I thought I'd share with you my opinions on the new quick detailer by Dodo Juice, namely Supernatural Acrylic Spritz. At £12.95 for 250ml, it's reasonably priced and adorned with the signture Dodo Juice Supernatural graphics. The liquid itself is an opaque formula and is scentless. The big draw with Acrylic Spritz over Red Mist (or it's milder Tropical variant), is the fact that this is water based and not solvent, so you can quite happily apply it straight over fresh wax without fear of stripping it's protective qualities. This I like. Alot.
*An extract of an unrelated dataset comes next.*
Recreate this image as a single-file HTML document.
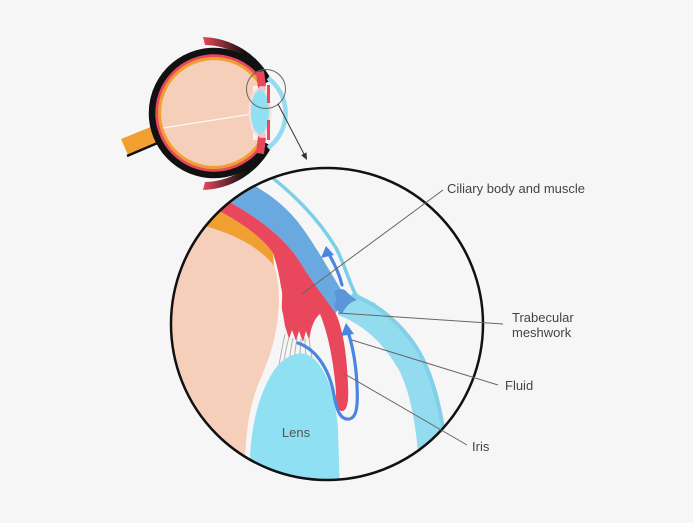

The bottle is the same as any other Dodo spray, and creates a fine mist when applied directly to a panel. Once worked over, it leaves a residue on the surface that is clearly visible, and requires the slightest of buffing with a clean microfibre to remove. As with most quick detailers, it's recommended to do one panel at a time, in the cool and away from strong sunlight. A quick spray, work over and then buff off and you're done. The liquid isn't as fine as Red Mist, so it doesn't go everywhere you don't want it to. I applied one coating on top of a fresh coat of Dodo Juice Supernatural, and the results are outstanding. The depth of gloss and reflectivity are incredible, and the beading it produces is fantastic too. I've also got a bottle of the new Supernatural Micro Prime, which is labeled as the next step up from Lime Prime, so I'll be testing that next.

If you're looking for a cheap, but highly effective quick detailer that does away with powerful solvents but is just as durable, then this product is for you. I washed my QS yesterday, a week after application, did absolutely nothing else, and these are the results.


----------



## GanXteR (May 17, 2011)

Looking good there mate. Be interesting to hear how you get on with micro prime.

I'm a complete newb to this detailing and it never ceases to amaze me how good a finish you can do with the right gear and products.

I need a das 6 in my life ha!

Sent from my Nexus S using Tapatalk 2


----------



## sussexbythesea (Apr 12, 2012)

The Avus is certainly looking brilliant 8)

Great feedback on the products you've used. I'm still new to this so am always looking for information to get 
that super shine :!:

Peter


----------